¿Qué decir de Treasure
Island? Debe ser una de las obras más
leídas de Robert Louis Stevenson,
y no solo en idioma inglés. La leí de
chico, de adolescente y ya de grande, en inglés.
Me gusta siempre. Y es que el autor logra dar esa dimensión que apela al joven
y al adulto, convirtiéndose en un entretenimiento y en una fábula con una
lección: lo que se hace se paga.
En vocabulario buscamos
bearing, plodding, sea-chest, cover, tottering, cove, sittyated grog-shop.
Más abajo encontramos una ilustración de Howard Pyle de 1.911 .
Generalidades
Treasure
Island (La Isla del Tesoro) es una novela de aventuras del autor escocés
Robert Louis Stevenson,
contando la historia de bucaneros y oro enterrado. La novela fue serializada
en la revista Young Folks. Fue
publicada como libro en 1.883.
Luis Junco, historiador, sugiere que Treasure Island es una combinación de
las historias del asesinato del capitán George
Glas, en 1.765, y el amotinamiento
de la tripulación del Walrus en la isla La Graciosa cerca de Tenerife.
Los piratas de La Graciosa enterraron un tesoro
allí pero fueron muertos en una sangrienta batalla por la armada británica. El tesoro
nunca fue recuperado.
Párrafos
… SQUIRE TRELAWNEY, Dr. Livesey, and the rest of
these gentlemen having asked me to write down the whole particulars about Treasure Island, from the beginning to
the end, keeping nothing back but the bearings of the
island, and that only because there is still treasure not yet lifted, I take up
my pen in the year of grace 17__ and go back to the time when my father kept
the Admiral Benbow inn and the brown
old seaman with the sabre cut first took up his lodging under our roof.

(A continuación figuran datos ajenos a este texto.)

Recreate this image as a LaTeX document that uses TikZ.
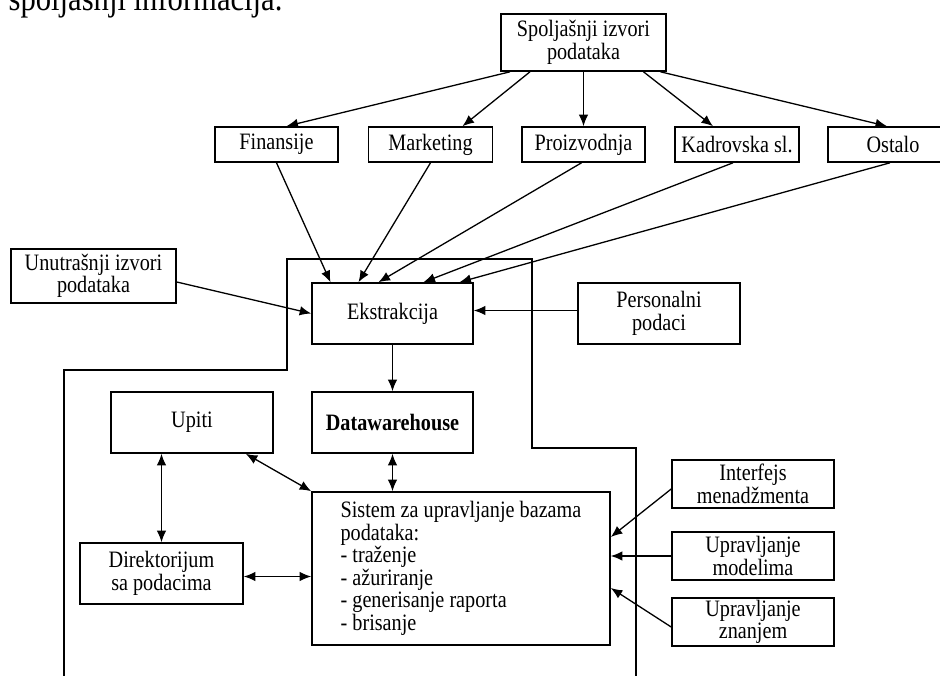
\documentclass[tikz,border=0pt]{standalone}
\usepackage{fontspec}
\setmainfont{Liberation Serif}[FakeStretch=0.86]
\usepackage{tikz}
\usetikzlibrary{arrows.meta, positioning, calc}

\newcommand{\dgfont}{\fontsize{23.5}{22.5}\selectfont}

\begin{document}
\begin{tikzpicture}[x=1pt, y=-1pt, >={Latex[length=11.5pt,width=9.5pt]}, line width=1.3pt, node distance=2cm]
			\tikzstyle{box}=[draw, line width=1.6pt, align=center, inner sep=2pt, font=\dgfont]
			\useasboundingbox (0,0) rectangle (940,675);
			
			\node[anchor=base west, font=\fontsize{35.6}{38}\selectfont, inner sep=0pt] (naslov) at (8,10) {spoljašnji informacija.};
			
			\node[box, minimum width=165pt, minimum height=57pt] (izvori) at (583.5,42.5) {Spoljašnji izvori\\podataka};
			\node[box, minimum width=123pt, minimum height=35pt] (proiz) [below of=izvori, node distance=102pt] {Proizvodnja};
			\node[box, minimum width=124pt, minimum height=35pt] (kadr) [right of=proiz, node distance=153.5pt] {Kadrovska sl.};
			\node[box, minimum width=130pt, minimum height=35pt] (ostalo) [right of=kadr, node distance=156pt] {Ostalo};
			\node[box, minimum width=124pt, minimum height=35pt] (mark) [left of=proiz, node distance=153pt] {Marketing};
			\node[box, minimum width=123pt, minimum height=35pt] (fin) [left of=mark, node distance=154pt] {Finansije};
			
			\node[box, minimum width=161pt, minimum height=61pt] (ekst) at (392.5,313.5) {Ekstrakcija};
			\node[box, minimum width=165pt, minimum height=54pt] (unutr) at (93.5,276) {Unutrašnji izvori\\podataka};
			\node[box, minimum width=162pt, minimum height=61pt] (pers) [right of=ekst, node distance=266.5pt] {Personalni\\podaci};
			\node[box, minimum width=161pt, minimum height=61pt] (dw) [below of=ekst, node distance=109pt] {\textbf{Datawarehouse}};
			\node[box, minimum width=162pt, minimum height=61pt] (upiti) [left of=dw, node distance=200.5pt] {Upiti};
			
			\node[box, minimum width=298pt, minimum height=153pt, align=left] (sis) at (461,568.5) {Sistem za upravljanje bazama\\podataka:\\- traženje\\- ažuriranje\\- generisanje raporta\\- brisanje};
			\node[box, minimum width=163pt, minimum height=61pt] (dir) at (161.5,573.5) {Direktorijum\\sa podacima};
			\node[box, minimum width=162pt, minimum height=48pt] (model) at (753,556) {Upravljanje\\modelima};
			\node[box, minimum width=162pt, minimum height=48pt] (intf) [above of=model, node distance=72pt] {Interfejs\\menadžmenta};
			\node[box, minimum width=162pt, minimum height=48pt] (znanje) [below of=model, node distance=66pt] {Upravljanje\\znanjem};
			
			% granica
			\draw[line width=1.2pt] (64,680) |- (287,370) |- (532,259) |- (636,448) -- (636,680);
			
			\path[->]
			([xshift=-73.5pt]izvori.south) edge ([xshift=10pt]fin.north)
			([xshift=-53.5pt]izvori.south) edge ([xshift=32pt]mark.north)
			(izvori.south) edge (proiz.north)
			([xshift=60pt]izvori.south) edge ([xshift=-24pt]kadr.north)
			([xshift=77pt]izvori.south) edge ([xshift=-6pt]ostalo.north);
			
			\path[->]
			(fin.south) edge ([xshift=-62pt]ekst.north)
			(mark.south) edge ([xshift=-34pt]ekst.north)
			([xshift=-2pt]proiz.south) edge ([xshift=-14pt]ekst.north)
			([xshift=-4pt]kadr.south) edge ([xshift=31pt]ekst.north)
			([xshift=-3pt]ostalo.south) edge ([xshift=67pt]ekst.north)
			([yshift=-6pt]unutr.east) edge (ekst.west)
			([yshift=3pt]pers.west) edge ([yshift=3pt]ekst.east)
			(ekst.south) edge (dw.north);
			
			\path[<->]
			(dw.south) edge (dw.south |- sis.north)
			([xshift=-28pt]upiti.south east) edge (sis.north west)
			(dir.north) edge (dir.north |- upiti.south)
			([yshift=-3pt]dir.east) edge ([yshift=-8pt]sis.west);
			
			\path[->]
			([yshift=-5pt]intf.west) edge ([yshift=31.5pt]sis.east)
			(model.west) edge (sis.east |- model.west)
			([yshift=-5pt]znanje.west) edge ([yshift=-19.5pt]sis.east);
		\end{tikzpicture}
\end{document}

I remember him as if it were yesterday, as he came plodding to the inn door, his sea-chest
following behind him in a hand-barrow—a tall, strong, heavy, nut-brown man, his
tarry pigtail falling over the shoulder of his soiled blue coat, his hands
ragged and scarred, with black, broken nails, and the sabre cut across one
cheek, a dirty, livid white. I remember him looking round the cover and whistling to himself as he did so, and then
breaking out in that old sea-song that he sang so often afterwards:
"Fifteen men on the dead man's chest—
Yo-ho-ho, and a bottle of rum!"
in the high, old tottering voice that
seemed to have been tuned and broken at the capstan
bars. Then he rapped on the door with a bit of stick like a handspike that
he carried, and when my father appeared, called roughly for a glass of rum.
This, when it was brought to him, he drank slowly, like a connoisseur,
lingering on the taste and still looking about him at the cliffs and up at our
signboard.
"This is a handy cove,"
says he at length; "and a pleasant sittyated grog-shop. Much company, mate?"

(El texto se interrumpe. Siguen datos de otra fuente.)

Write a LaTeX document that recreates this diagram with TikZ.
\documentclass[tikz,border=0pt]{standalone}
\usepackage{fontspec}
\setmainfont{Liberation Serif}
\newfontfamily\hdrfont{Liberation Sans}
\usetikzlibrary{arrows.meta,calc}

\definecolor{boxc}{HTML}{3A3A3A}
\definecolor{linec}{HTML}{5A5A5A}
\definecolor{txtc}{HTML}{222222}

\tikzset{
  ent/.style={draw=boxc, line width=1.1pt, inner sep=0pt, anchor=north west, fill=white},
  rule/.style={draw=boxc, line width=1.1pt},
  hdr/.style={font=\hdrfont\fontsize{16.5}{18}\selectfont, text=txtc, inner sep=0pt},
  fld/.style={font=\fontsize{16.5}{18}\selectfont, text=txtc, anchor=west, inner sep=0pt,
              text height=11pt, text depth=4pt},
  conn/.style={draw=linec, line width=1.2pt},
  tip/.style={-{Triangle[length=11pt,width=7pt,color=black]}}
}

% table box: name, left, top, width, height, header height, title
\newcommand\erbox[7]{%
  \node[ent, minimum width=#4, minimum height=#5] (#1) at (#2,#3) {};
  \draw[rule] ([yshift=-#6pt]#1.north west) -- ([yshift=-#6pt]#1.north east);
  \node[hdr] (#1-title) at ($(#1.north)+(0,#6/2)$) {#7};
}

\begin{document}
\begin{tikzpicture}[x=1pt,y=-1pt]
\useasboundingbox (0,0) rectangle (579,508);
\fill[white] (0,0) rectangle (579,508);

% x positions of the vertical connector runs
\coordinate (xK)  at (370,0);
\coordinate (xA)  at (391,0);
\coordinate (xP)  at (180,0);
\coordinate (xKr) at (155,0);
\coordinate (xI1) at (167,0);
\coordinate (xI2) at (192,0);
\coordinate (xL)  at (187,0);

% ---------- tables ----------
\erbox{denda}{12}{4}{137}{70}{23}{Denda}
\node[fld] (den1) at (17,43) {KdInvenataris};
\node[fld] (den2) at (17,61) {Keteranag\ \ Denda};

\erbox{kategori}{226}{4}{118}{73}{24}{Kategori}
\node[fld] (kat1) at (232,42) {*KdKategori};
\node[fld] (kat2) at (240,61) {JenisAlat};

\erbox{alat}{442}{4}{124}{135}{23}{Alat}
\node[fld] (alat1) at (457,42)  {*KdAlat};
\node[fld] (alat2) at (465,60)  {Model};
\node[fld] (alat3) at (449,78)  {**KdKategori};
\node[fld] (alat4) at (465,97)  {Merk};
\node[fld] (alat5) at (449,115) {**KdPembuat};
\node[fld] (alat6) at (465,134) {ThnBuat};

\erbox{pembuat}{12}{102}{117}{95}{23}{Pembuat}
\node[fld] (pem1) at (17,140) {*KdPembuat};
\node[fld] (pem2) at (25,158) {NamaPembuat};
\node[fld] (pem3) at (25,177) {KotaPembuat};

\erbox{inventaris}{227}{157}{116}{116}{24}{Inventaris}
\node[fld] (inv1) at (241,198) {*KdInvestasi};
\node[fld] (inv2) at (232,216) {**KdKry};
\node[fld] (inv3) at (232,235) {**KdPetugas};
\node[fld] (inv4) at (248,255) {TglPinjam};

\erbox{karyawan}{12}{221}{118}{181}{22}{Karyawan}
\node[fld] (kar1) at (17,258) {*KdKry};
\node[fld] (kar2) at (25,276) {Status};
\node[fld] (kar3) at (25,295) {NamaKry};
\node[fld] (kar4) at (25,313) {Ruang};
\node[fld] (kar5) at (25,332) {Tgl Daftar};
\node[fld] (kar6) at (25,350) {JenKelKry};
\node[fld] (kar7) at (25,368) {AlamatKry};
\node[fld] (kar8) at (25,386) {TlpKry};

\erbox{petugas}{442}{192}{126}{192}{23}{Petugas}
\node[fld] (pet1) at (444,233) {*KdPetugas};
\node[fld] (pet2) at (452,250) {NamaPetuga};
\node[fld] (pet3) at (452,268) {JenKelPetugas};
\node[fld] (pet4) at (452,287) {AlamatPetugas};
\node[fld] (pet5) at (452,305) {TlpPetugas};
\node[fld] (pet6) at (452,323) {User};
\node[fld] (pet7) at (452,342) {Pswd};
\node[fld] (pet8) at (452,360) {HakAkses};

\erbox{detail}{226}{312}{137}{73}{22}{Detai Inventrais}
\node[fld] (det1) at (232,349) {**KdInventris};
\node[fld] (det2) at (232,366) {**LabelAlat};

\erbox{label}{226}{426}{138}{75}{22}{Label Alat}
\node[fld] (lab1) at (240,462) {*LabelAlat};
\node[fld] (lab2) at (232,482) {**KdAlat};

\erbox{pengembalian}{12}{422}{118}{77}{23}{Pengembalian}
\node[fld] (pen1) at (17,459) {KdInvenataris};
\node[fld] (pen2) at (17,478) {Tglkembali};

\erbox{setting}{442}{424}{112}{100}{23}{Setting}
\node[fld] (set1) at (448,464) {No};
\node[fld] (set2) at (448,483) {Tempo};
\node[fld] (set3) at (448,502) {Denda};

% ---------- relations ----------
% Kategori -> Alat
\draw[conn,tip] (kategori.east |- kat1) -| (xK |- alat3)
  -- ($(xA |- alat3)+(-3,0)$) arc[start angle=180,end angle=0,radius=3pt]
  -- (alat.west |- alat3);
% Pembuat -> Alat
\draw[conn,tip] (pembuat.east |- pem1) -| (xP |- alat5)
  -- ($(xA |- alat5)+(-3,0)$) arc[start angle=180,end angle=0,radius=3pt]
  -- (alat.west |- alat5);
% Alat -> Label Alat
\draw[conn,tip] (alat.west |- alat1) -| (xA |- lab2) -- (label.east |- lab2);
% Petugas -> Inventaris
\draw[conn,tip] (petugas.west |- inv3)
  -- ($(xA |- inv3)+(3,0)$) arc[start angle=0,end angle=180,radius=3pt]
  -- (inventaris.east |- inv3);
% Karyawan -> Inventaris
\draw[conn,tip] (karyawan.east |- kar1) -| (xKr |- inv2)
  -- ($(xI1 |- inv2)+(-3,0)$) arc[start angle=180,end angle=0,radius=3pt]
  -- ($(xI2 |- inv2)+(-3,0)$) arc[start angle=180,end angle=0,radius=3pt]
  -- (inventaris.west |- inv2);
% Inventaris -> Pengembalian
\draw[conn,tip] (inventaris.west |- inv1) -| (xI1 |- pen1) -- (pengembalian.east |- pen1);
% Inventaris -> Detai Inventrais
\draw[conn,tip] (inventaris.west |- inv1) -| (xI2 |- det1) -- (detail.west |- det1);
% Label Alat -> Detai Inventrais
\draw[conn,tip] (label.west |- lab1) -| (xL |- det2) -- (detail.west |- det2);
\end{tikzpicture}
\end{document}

My father told him no, very little company, the more
was the pity.
"Well, then," said he, "this is the berth
for me. Here you, matey," he cried to the man who trundled the barrow;
"bring up alongside and help up my chest. I'll stay here a bit," he
continued…
Ilustración de Howard Pyle de 1911 |
"I'm a plain man; rum and bacon and eggs is what I want, and that head up there for to watch ships off. What you mought call me? You mought call me captain. Oh, I see what you're at—there"; and he threw down three or four gold pieces on the threshold. "You can tell me when I've worked through that," says he, looking as fierce as a commander.
And indeed bad as his clothes were and coarsely as
he spoke, he had none of the appearance of a man who sailed before the mast,
but seemed like a mate or skipper accustomed to be obeyed or to strike. The man
who came with the barrow told us the mail had set him down the morning before
at the Royal George, that he had inquired what inns there were along the coast,
and hearing ours well spoken of, I suppose, and described as lonely, had chosen
it from the others for his place of residence. And that was all we could learn
of our guest... (From Treasure Island
by Robert L. Stevenson)
Vocabulario
Bearing:
an exact position.
The campsite is 5 miles away from here on a bearing of 045 degrees.
Plodding:
slow,
continuous, and not exciting.
I'll try not to bore you with lots of plodding details.
Sea-chest:
a
wooden chest which was commonly used by sailors to store personal belongings.
Cover: shelter.
Tottering:
becoming weaker, and likely to fail or end.
It was the last decision of a tottering
government.
Cove: a curved part
of a coast that partly surrounds an area of water.
Cove: caleta,
ensenada.
Sittyated
grog-shop: situated grog-shop: a situated saloon or barroom, especially a cheap one.